When a virtual assistant can grow into an executive support role

There is some overlap, and that is where hiring gets interesting.

An experienced virtual assistant with strong business judgment, communication skills, and executive presence can grow into a more strategic support function over time. This often happens in startups where the first hire begins with admin execution and gradually takes ownership of executive coordination, stakeholder communication, and schedule management.

But that transition should be intentional. Not every virtual assistant wants executive-level responsibility, and not every business is ready to hand over that level of trust. If you expect the role to evolve, define that from the beginning and assess for judgment, discretion, and proactive communication during hiring.

Which role should you hire first?

If you are early-stage, overloaded with recurring admin, and trying to create immediate operational relief, start with a virtual assistant. It is usually the faster, more flexible hire.

If you are a founder or executive whose calendar, communication flow, and priorities are becoming difficult to manage personally, an executive assistant is often the smarter move. The role may cost more, but the leverage can be far greater.

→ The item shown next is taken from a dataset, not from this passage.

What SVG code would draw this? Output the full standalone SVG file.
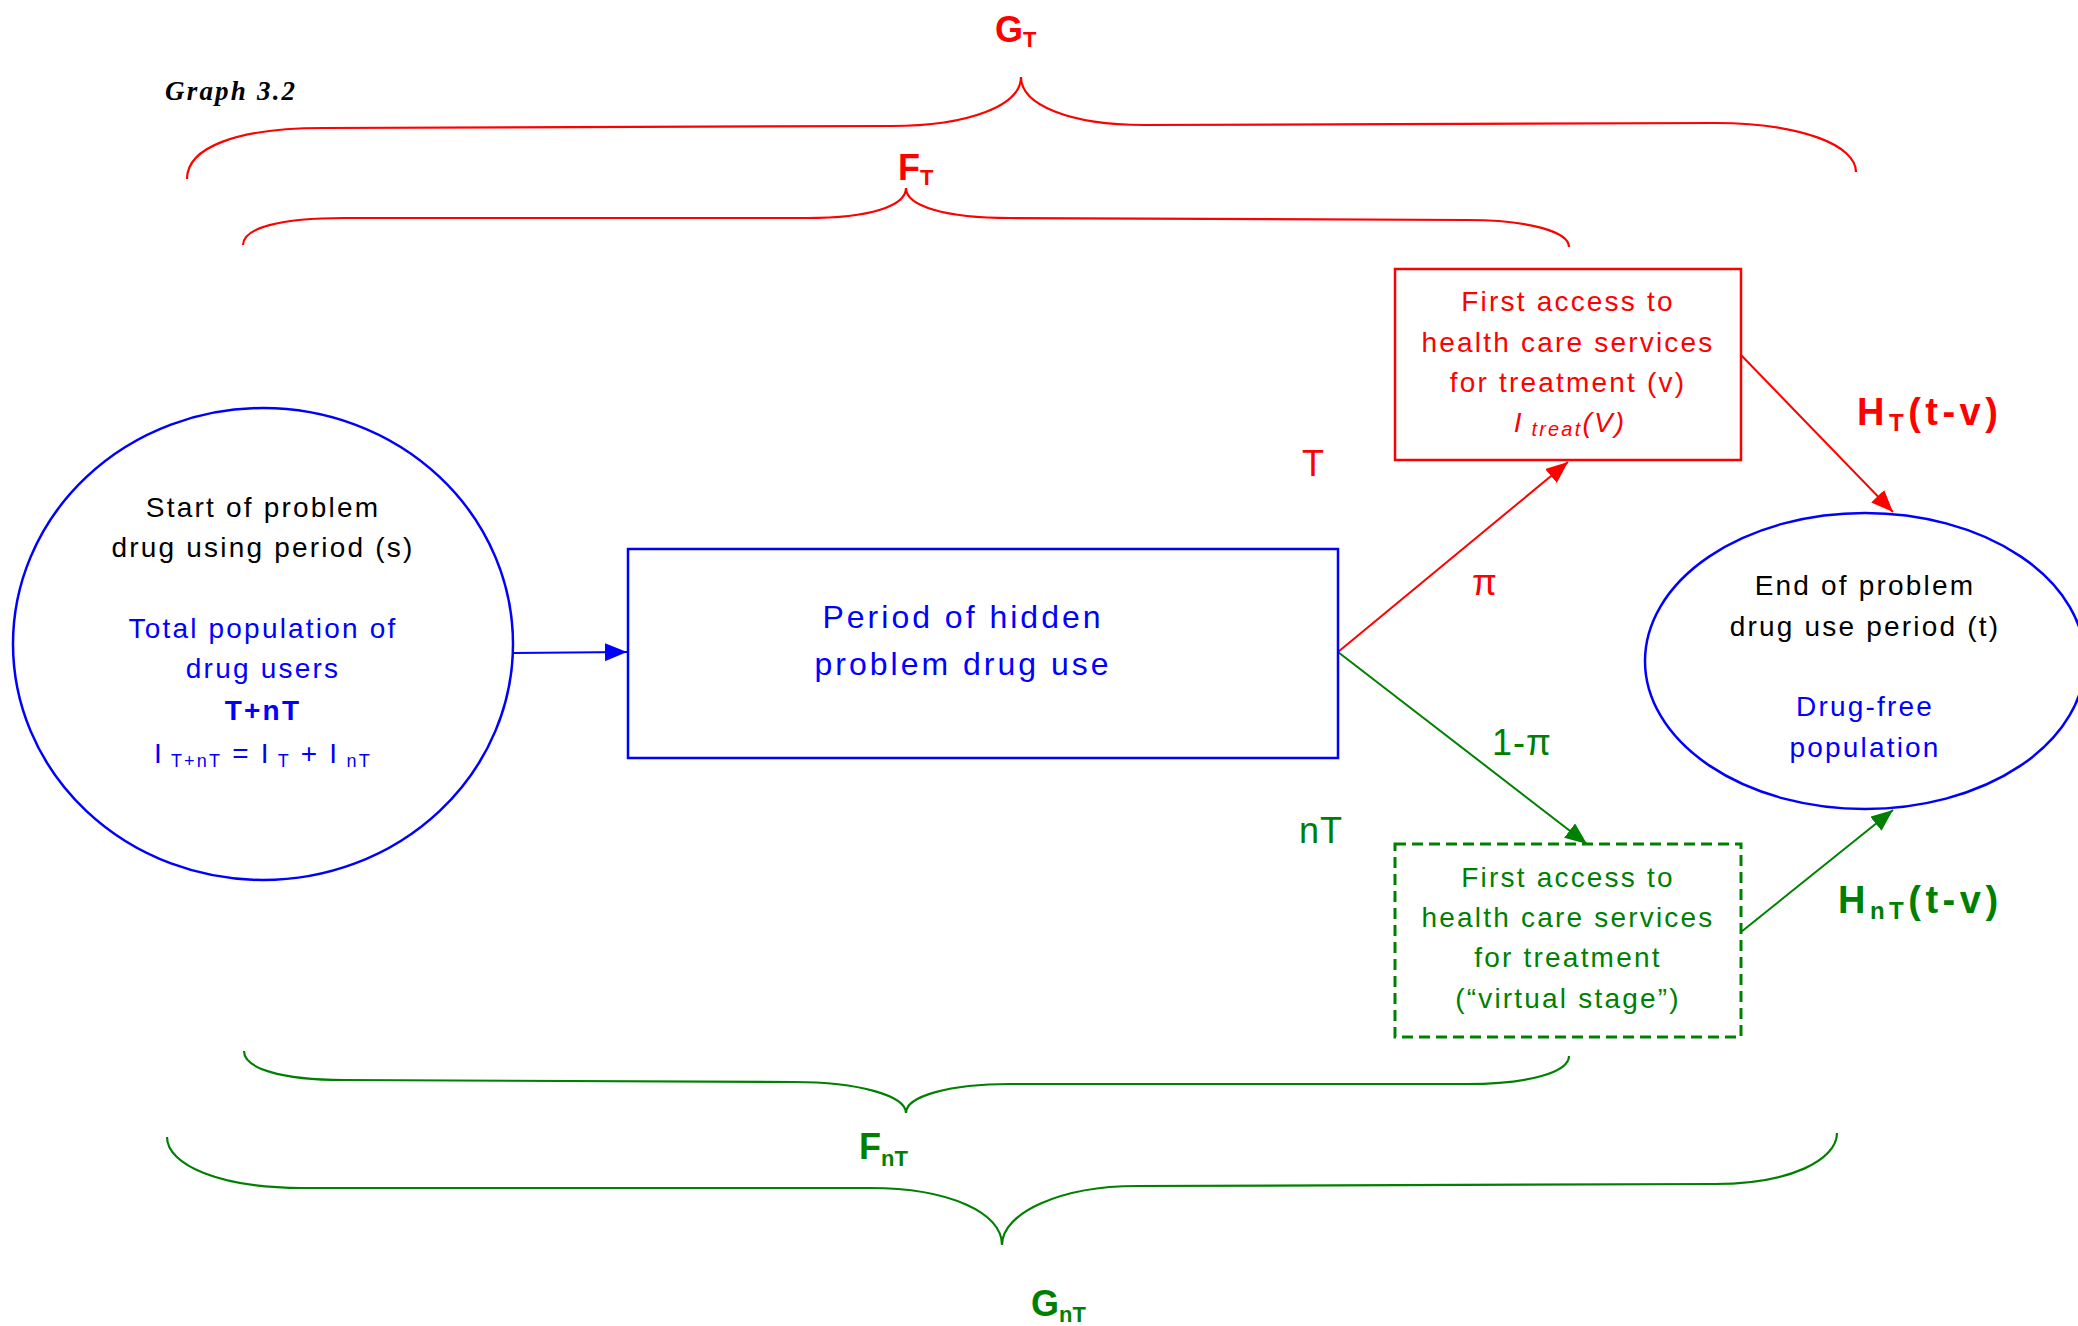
<svg xmlns="http://www.w3.org/2000/svg" width="2078" height="1326" viewBox="0 0 2078 1326">
<style>
  .t{font-family:"Liberation Sans",Arial,sans-serif;font-size:28px;letter-spacing:2.2px;text-anchor:middle}
  .big{font-family:"Liberation Sans",Arial,sans-serif;font-size:32px;letter-spacing:3px;text-anchor:middle}
  .lbl{font-family:"Liberation Sans",Arial,sans-serif;font-size:36px;letter-spacing:1px}
  .bl{font-family:"Liberation Sans",Arial,sans-serif;font-size:38px;font-weight:bold;letter-spacing:4.5px}
  .br{fill:none;stroke-width:2.2}
  .red{fill:#ff0000}.blue{fill:#0000ff}.green{fill:#008000}.black{fill:#000000}
  .conn{fill:none;stroke-width:2}
</style>
<defs>
  <marker id="ab" markerUnits="userSpaceOnUse" markerWidth="22" markerHeight="18" refX="22" refY="9" orient="auto"><path d="M0,0 L22,9 L0,18 z" fill="#0000ff"/></marker>
  <marker id="ar" markerUnits="userSpaceOnUse" markerWidth="22" markerHeight="18" refX="22" refY="9" orient="auto"><path d="M0,0 L22,9 L0,18 z" fill="#ff0000"/></marker>
  <marker id="ag" markerUnits="userSpaceOnUse" markerWidth="22" markerHeight="18" refX="22" refY="9" orient="auto"><path d="M0,0 L22,9 L0,18 z" fill="#008000"/></marker>
</defs>
<rect width="2078" height="1326" fill="#ffffff"/>

<text x="165" y="100" font-family="Liberation Serif,Times New Roman,serif" font-size="27" font-weight="bold" font-style="italic" letter-spacing="2.2">Graph 3.2</text>

<g id="braces">
  <path class="br" stroke="#ff0000" d="M187,179 C187,148 235,128 323,128 L891,126 C970,126 1021,105 1021,77 C1021,105 1070,125 1144,125 L1715,123 C1800,123 1856,145 1856,172"/>
  <path class="br" stroke="#ff0000" d="M243,245 C243,228 280,218 344,218 L807,218 C870,218 906,206 906,188 C906,206 945,218 1010,218 L1467,220 C1530,220 1569,232 1569,247"/>
  <path class="br" stroke="#008000" d="M244,1051 C244,1068 280,1080 344,1080 L793,1082 C860,1082 906,1096 906,1113 C906,1096 950,1084 1010,1084 L1467,1084 C1530,1084 1569,1072 1569,1056"/>
  <path class="br" stroke="#008000" d="M167,1137 C167,1165 220,1188 302,1188 L870,1188 C950,1188 1002,1213 1002,1245 C1002,1213 1060,1186 1137,1186 L1715,1184 C1790,1184 1837,1160 1837,1133"/>
</g>

<g id="brace-labels">
  <text class="red" font-family="Liberation Sans,Arial,sans-serif" font-weight="bold" font-size="36" x="995" y="42">G<tspan font-size="22" dy="5">T</tspan></text>
  <text class="red" font-family="Liberation Sans,Arial,sans-serif" font-weight="bold" font-size="36" x="898" y="180">F<tspan font-size="22" dy="5">T</tspan></text>
  <text class="green" font-family="Liberation Sans,Arial,sans-serif" font-weight="bold" font-size="36" x="859" y="1159">F<tspan font-size="22" dy="7">nT</tspan></text>
  <text class="green" font-family="Liberation Sans,Arial,sans-serif" font-weight="bold" font-size="36" x="1031" y="1316">G<tspan font-size="22" dy="6">nT</tspan></text>
</g>

<g id="connectors">
  <line class="conn" stroke="#0000ff" x1="513" y1="653" x2="627" y2="652" marker-end="url(#ab)"/>
  <line class="conn" stroke="#ff0000" x1="1338" y1="652" x2="1568" y2="462" marker-end="url(#ar)"/>
  <line class="conn" stroke="#ff0000" x1="1741" y1="355" x2="1893" y2="512" marker-end="url(#ar)"/>
  <line class="conn" stroke="#008000" x1="1338" y1="652" x2="1587" y2="844" marker-end="url(#ag)"/>
  <line class="conn" stroke="#008000" x1="1741" y1="932" x2="1893" y2="810" marker-end="url(#ag)"/>
</g>

<g id="connector-labels">
  <text class="lbl red" x="1302" y="476">T</text>
  <text class="lbl red" x="1472" y="595">π</text>
  <text class="lbl green" x="1492" y="755">1-π</text>
  <text class="lbl green" x="1299" y="843" letter-spacing="3">nT</text>
  <text class="bl red" x="1857" y="425">H<tspan font-size="24" dy="6">T</tspan><tspan dy="-6">(t-v)</tspan></text>
  <text class="bl green" x="1838" y="913">H<tspan font-size="24" dy="6">nT</tspan><tspan dy="-6">(t-v)</tspan></text>
</g>

<g id="start-node">
  <ellipse cx="263" cy="644" rx="250" ry="236" fill="none" stroke="#0000ff" stroke-width="2.5"/>
  <text class="t black" x="263" y="517" letter-spacing="3.3">Start of problem</text>
  <text class="t black" x="263" y="557">drug using period (s)</text>
  <text class="t blue" x="263" y="638" letter-spacing="2.6">Total population of</text>
  <text class="t blue" x="263" y="678" letter-spacing="2.6">drug users</text>
  <text class="t blue" x="263" y="720" font-weight="bold">T+nT</text>
  <text class="t blue" x="263" y="763">I<tspan font-size="18" dy="4"> T+nT</tspan><tspan dy="-4"> = I</tspan><tspan font-size="18" dy="4"> T</tspan><tspan dy="-4"> + I</tspan><tspan font-size="18" dy="4"> nT</tspan></text>
</g>

<g id="hidden-node">
  <rect x="628" y="549" width="710" height="209" fill="none" stroke="#0000ff" stroke-width="2.5"/>
  <text class="big blue" x="963" y="628">Period of hidden</text>
  <text class="big blue" x="963" y="675">problem drug use</text>
</g>

<g id="treat-node">
  <rect x="1395" y="269" width="346" height="191" fill="none" stroke="#ff0000" stroke-width="2.5"/>
  <text class="t red" x="1568" y="311">First access to</text>
  <text class="t red" x="1568" y="352">health care services</text>
  <text class="t red" x="1568" y="392">for treatment (v)</text>
  <text class="t red" x="1570" y="432" font-style="italic">I<tspan font-size="20" dy="4"> treat</tspan><tspan dy="-4">(V)</tspan></text>
</g>

<g id="virtual-node">
  <rect x="1395" y="844" width="346" height="193" fill="none" stroke="#008000" stroke-width="3" stroke-dasharray="11,6"/>
  <text class="t green" x="1568" y="887">First access to</text>
  <text class="t green" x="1568" y="927">health care services</text>
  <text class="t green" x="1568" y="967">for treatment</text>
  <text class="t green" x="1568" y="1008">(“virtual stage”)</text>
</g>

<g id="end-node">
  <ellipse cx="1865" cy="661" rx="220" ry="148" fill="none" stroke="#0000ff" stroke-width="2.5"/>
  <text class="t black" x="1865" y="595">End of problem</text>
  <text class="t black" x="1865" y="636">drug use period (t)</text>
  <text class="t blue" x="1865" y="716" letter-spacing="3">Drug-free</text>
  <text class="t blue" x="1865" y="757" letter-spacing="3">population</text>
</g>
</svg>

If you are unsure, look at where delays happen. If delays come from unfinished tasks, process gaps, and admin overflow, that points to a virtual assistant. If delays come from executive bottlenecks, missed follow-up, fragmented communication, or leadership overload, that points to an executive assistant.

The title matters less than the fit. Good hiring starts with operational clarity.

For companies building remote teams, that clarity is what turns support hiring from a quick fix into a real growth lever. TalentAndes sees this often: businesses do better when they hire for function, decision-making range, and business context rather than broad assumptions about admin support.

The best next step is simple. Write down everything you want off your plate, then separate what is repeatable from what requires judgment. The right role usually reveals itself there.